Moms are for the world, not entitled for individuals

By Rouba Chbeir - Different continents and states celebrate the Mother's Day on distinct dates, but one thing these carry in common are the loveliest posts and pictures on all social media platforms, in which everyone is thankful and grateful to have a super-mom as amazing as his/her own.

Moms are for the world, not entitled for individuals

The month of March is almost universal, in its celebrations of Mother’s Day.

Different continents and states celebrate the special day on distinct dates, but one thing these carry in common are the loveliest posts and pictures on all social media platforms, in which everyone is thankful and grateful to have a super-mom as amazing as his/her own.

March 21st, the beginning of spring season in Lebanon, is the date we Lebanese celebrate Mother’s Day. Traditionally, since I have been away from home for a while now, I send my mum a very special, hand-made Mother’s Day Card by post, knowing in advance that no matter how early I send it, she will still get it late! I usually also find a very special video or song that expresses best my sincere reflections for the occasion, and send it her way via WhatsAp.

This year, today particularly, when I opened my Facebook profile, my homepage and newsfeed were flooded with pictures and captions of mother-and-daughters, sons, and/or flowers, etc., you get the picture.

On the counterpart, for the past 3years and very much lately, my profile had witnessed a traffic of statuses published by close friends and acquaintances, who had/have lost their mothers this month, or a while back. This year, I particularly felt a dark cloud loom over my Facebook profile, my heart, and my mind on this 2015 Mother’s Day, and I’d like you loyal readers to meet these friends of mine.

It felt horrible realizing that so many people around me have lost their sacred support- their Mother; the thought of it for a fraction of a second makes me go bonkers. 

My first friend Fifa has just lost her mother for a restless battle with cancer only 2 days before this Mother’s Day, and since, she posts “this storm shall also pass”, & “God, surround us by our loved ones when we are too tired to pray and too pessimistic to believe”;

second, there’s my Viviane, she is also from Lebanon, and had lost her mom 2.5years ago now, but every time I check her timeline, I see pictures of her twin- her mother- and captions of leaving their family “too early and too young”, all of which just cut straight through my heart every single time.

Thirdly, I’d like you to meet my Rita, who had a most interesting, yet simultaneously heart-breaking post today for our Mother’s Day; she had never known both her biological parents for 22 years now, and so was raised by two amazingly-beautiful souls. For mother’s day today, she addresses the post to both her mums; she adoringly tells her biological mum “[…] you’re still a big part of me and I love you, and I hope I’m making you proud”, and then she refers to her non-biological mum as the woman who “never let me need a thing and raising me with unconditional and endless love”.

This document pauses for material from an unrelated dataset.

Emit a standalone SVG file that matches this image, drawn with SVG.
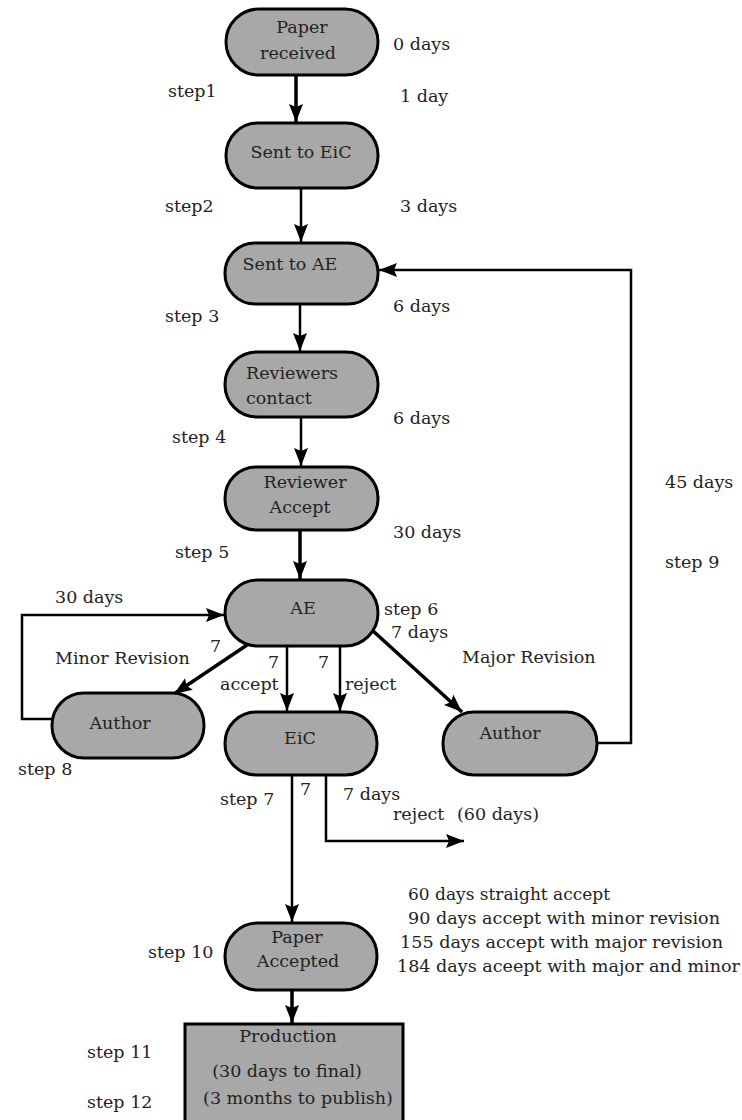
<svg xmlns="http://www.w3.org/2000/svg" width="742" height="1120" viewBox="0 0 742 1120">
<style>
.node{fill:#a8a8a8;stroke:#000;stroke-width:3}
text{font-family:"DejaVu Serif","Liberation Serif",serif;font-size:17.5px;fill:#222}
.c{text-anchor:middle}
.e{fill:none;stroke:#000;stroke-width:2.5}
.t{stroke-width:3.5}
</style>
<defs>
<marker id="ah" markerUnits="userSpaceOnUse" markerWidth="22" markerHeight="16" refX="18" refY="7" orient="auto">
<path d="M0,0 L18,7 L0,14 L3,7 z" fill="#000"/>
</marker>
</defs>
<rect width="742" height="1120" fill="#fff"/>
<g id="connectors">
<path class="e t" d="M296,75 L296,122" marker-end="url(#ah)"/>
<path class="e" d="M301,188 L301,242" marker-end="url(#ah)"/>
<path class="e" d="M300,304 L300,351" marker-end="url(#ah)"/>
<path class="e" d="M301,417 L301,466" marker-end="url(#ah)"/>
<path class="e t" d="M300,530 L300,579" marker-end="url(#ah)"/>
<path class="e" d="M52,719 L22,719 L22,615 L224,615" marker-end="url(#ah)"/>
<path class="e t" d="M247,645 L174,694" marker-end="url(#ah)"/>
<path class="e" d="M287,646 L287,711" marker-end="url(#ah)"/>
<path class="e" d="M340,646 L340,711" marker-end="url(#ah)"/>
<path class="e t" d="M372,630 L462,712" marker-end="url(#ah)"/>
<path class="e" d="M597,743 L631,743 L631,270 L379,270" marker-end="url(#ah)"/>
<path class="e" d="M326,775 L326,841 L464,841" marker-end="url(#ah)"/>
<path class="e" d="M292,775 L292,922" marker-end="url(#ah)"/>
<path class="e t" d="M292,990 L292,1023" marker-end="url(#ah)"/>
</g>
<g id="n1"><rect class="node" x="226" y="9" width="152" height="66" rx="33"/><text class="c" x="302" y="33">Paper</text><text class="c" x="298" y="59">received</text></g>
<g id="n2"><rect class="node" x="226" y="123" width="152" height="65" rx="32"/><text class="c" x="301" y="158">Sent to EiC</text></g>
<g id="n3"><rect class="node" x="225" y="243" width="153" height="61" rx="30"/><text class="c" x="290" y="270">Sent to AE</text></g>
<g id="n4"><rect class="node" x="225" y="352" width="153" height="65" rx="32"/><text x="246" y="379">Reviewers</text><text x="246" y="404">contact</text></g>
<g id="n5"><rect class="node" x="225" y="467" width="153" height="63" rx="31"/><text class="c" x="305" y="488">Reviewer</text><text class="c" x="300" y="513">Accept</text></g>
<g id="n6"><rect class="node" x="225" y="580" width="153" height="66" rx="33"/><text class="c" x="303" y="614">AE</text></g>
<g id="n7"><rect class="node" x="52" y="693" width="152" height="65" rx="32"/><text class="c" x="120" y="729">Author</text></g>
<g id="n8"><rect class="node" x="225" y="712" width="152" height="63" rx="31"/><text class="c" x="300" y="744">EiC</text></g>
<g id="n9"><rect class="node" x="443" y="712" width="154" height="63" rx="31"/><text class="c" x="510" y="739">Author</text></g>
<g id="n10"><rect class="node" x="225" y="923" width="152" height="67" rx="33"/><text class="c" x="297" y="943">Paper</text><text class="c" x="298" y="967">Accepted</text></g>
<g id="n11"><rect class="node" x="185" y="1024" width="218" height="110"/><text class="c" x="288" y="1042">Production</text><text class="c" x="287" y="1077">(30 days to final)</text><text class="c" x="298" y="1104">(3 months to publish)</text></g>
<g id="labels">
<text x="393" y="50">0 days</text>
<text x="168" y="97">step1</text>
<text x="400" y="102">1 day</text>
<text x="165" y="212">step2</text>
<text x="400" y="212">3 days</text>
<text x="393" y="312">6 days</text>
<text x="165" y="322">step 3</text>
<text x="393" y="424">6 days</text>
<text x="172" y="443">step 4</text>
<text x="393" y="538">30 days</text>
<text x="175" y="558">step 5</text>
<text x="665" y="488">45 days</text>
<text x="665" y="568">step 9</text>
<text x="55" y="603">30 days</text>
<text x="55" y="664">Minor Revision</text>
<text x="210" y="652">7</text>
<text x="268" y="668">7</text>
<text x="220" y="690">accept</text>
<text x="318" y="668">7</text>
<text x="345" y="690">reject</text>
<text x="18" y="775">step 8</text>
<text x="384" y="615">step 6</text>
<text x="391" y="638">7 days</text>
<text x="462" y="663">Major Revision</text>
<text x="220" y="805">step 7</text>
<text x="300" y="795">7</text>
<text x="343" y="800">7 days</text>
<text x="393" y="820">reject</text>
<text x="457" y="820">(60 days)</text>
<text x="408" y="900" textLength="202" lengthAdjust="spacingAndGlyphs">60 days straight accept</text>
<text x="408" y="924" textLength="312" lengthAdjust="spacingAndGlyphs">90 days accept with minor revision</text>
<text x="400" y="948" textLength="323" lengthAdjust="spacingAndGlyphs">155 days accept with major revision</text>
<text x="397" y="972" textLength="343" lengthAdjust="spacingAndGlyphs">184 days aceept with major and minor</text>
<text x="148" y="958">step 10</text>
<text x="87" y="1058">step 11</text>
<text x="87" y="1108">step 12</text>
</g>
</svg>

Fourth comes my dearest Lea, who lost her mom for a malignant sickness as well in 2010; her posts talk of “you give me the power, my angel” and “I know you are watching over me every second of every day”.

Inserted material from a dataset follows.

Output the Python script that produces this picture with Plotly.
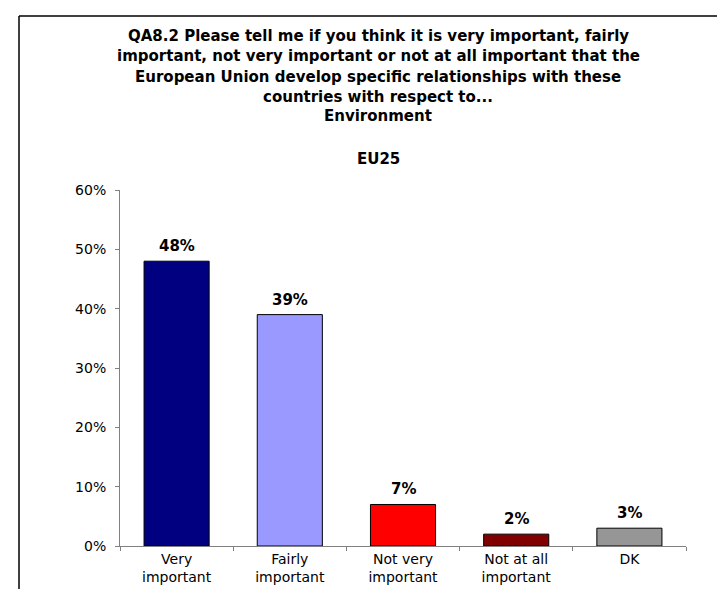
import plotly.graph_objects as go

categories = ["Very<br>important", "Fairly<br>important", "Not very<br>important", "Not at all<br>important", "DK"]
values = [48, 39, 7, 2, 3]
value_labels = ["48%", "39%", "7%", "2%", "3%"]
bar_colors = ["#000080", "#9999FF", "#FF0000", "#800000", "#969696"]
title_lines = [
    "QA8.2 Please tell me if you think it is very important, fairly",
    "important, not very important or not at all important that the",
    "European Union develop specific relationships with these",
    "countries with respect to...",
    "Environment",
]
subtitle = "EU25"
y_ticks = [0, 10, 20, 30, 40, 50, 60]
y_tick_labels = ["0%", "10%", "20%", "30%", "40%", "50%", "60%"]

W, H = 725, 589
L, R, T, B = 112, 47, 182, 49
ph = H - T - B

def ypaper(py):
    return (H - B - py) / ph

def xpaper(px):
    return (px - L) / (W - L - R)

fig = go.Figure()
fig.add_trace(go.Bar(
    x=categories, y=values,
    marker=dict(color=bar_colors, line=dict(color="#000000", width=1)),
    width=0.575,
    hoverinfo="skip",
))

annotations = []
for c, v, t in zip(categories, values, value_labels):
    annotations.append(dict(x=c, y=v, xref="x", yref="y", text="<b>%s</b>" % t,
                            showarrow=False, yanchor="bottom", yshift=4,
                            font=dict(family="DejaVu Sans", size=15, color="#000000")))

title_x = xpaper(370)
line_y = [27, 47.5, 68, 88, 108]
for ln, py in zip(title_lines, line_y):
    annotations.append(dict(x=title_x, y=ypaper(py), xref="paper", yref="paper",
                            text="<b>%s</b>" % ln, showarrow=False,
                            xanchor="center", yanchor="middle",
                            font=dict(family="DejaVu Sans", size=15, color="#000000")))
annotations.append(dict(x=title_x, y=ypaper(151), xref="paper", yref="paper",
                        text="<b>%s</b>" % subtitle, showarrow=False,
                        xanchor="center", yanchor="middle",
                        font=dict(family="DejaVu Sans", size=15, color="#000000")))

shapes = [
    dict(type="line", xref="paper", yref="paper", x0=xpaper(11), x1=xpaper(726),
         y0=ypaper(7), y1=ypaper(7), line=dict(color="#000000", width=1.5)),
    dict(type="line", xref="paper", yref="paper", x0=xpaper(11), x1=xpaper(11),
         y0=ypaper(7), y1=ypaper(590), line=dict(color="#000000", width=1.5)),
]

fig.update_layout(
    width=W, height=H,
    margin=dict(l=L, r=R, t=T, b=B),
    paper_bgcolor="#FFFFFF", plot_bgcolor="#FFFFFF",
    showlegend=False,
    annotations=annotations,
    shapes=shapes,
    font=dict(family="DejaVu Sans", color="#000000"),
    xaxis=dict(
        showline=True, linecolor="#808080", linewidth=1,
        ticks="outside", tickson="boundaries", ticklen=4, tickcolor="#808080",
        showgrid=False, zeroline=False,
        tickfont=dict(family="DejaVu Sans", size=14, color="#000000"),
        range=[-0.5, 4.5],
    ),
    yaxis=dict(
        range=[0, 60], tickvals=y_ticks, ticktext=y_tick_labels,
        showline=True, linecolor="#808080", linewidth=1,
        ticks="outside", ticklen=4, tickcolor="#808080",
        showgrid=False, zeroline=False,
        tickfont=dict(family="DejaVu Sans", size=14, color="#000000"),
        ticklabelstandoff=6,
    ),
)

fig.write_html("out.html")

Fifth is my Mona, who was too young to remember the passing-away of her mom for an unfortunate accident, but whose elder sister literally raised her, overprotected her, and overwhelms her with the warmth and passion of all moms in the world to this date.

Sixth and lastly, is an Alissa whom I recently met here in the UK; she’s someone I have immediately come to view as a mentor and my inspirational figure because she left an impression of a very strong, determined young woman who’s driven by all the self-confidence and determination a superhero can have. Yet, shortly later, by coincidence, I discover that she was raised by multiple foster homes and hadn’t the childhood every child is supposed to get, by default.

On this Mother’s Day, Fifa, Viviane, Rita, Lea, Mona, and Alissa, and all of you friends, students, and/or teachers out there who have lost a Mum, I shall tell you one thing your posts and tweets have made me realise and reflect upon:

You girls, have the most to celebrate today, on Mother’s Day, because Moms are for the World, and not entitled for some individuals over others; and if you have lost her next to you, we have lost her to the World, and the proof is:

Imagine a world, our today, where the fear, sixth sense, affection, warmth, intuition, influence, advice, and love of a Mum are all non-existent in their children’s lives…; that is, imagine all these absent from the lives of our politicians, economists, journalists, doctors, engineers, architects, artists, students, coaches...

I implore you to look around you and simply observe how many moms and mom-like, beautiful figures you now have surrounding you.

A Mum is a feeling, and bearing that in our hearts, is our true Mother’s Day, every Day.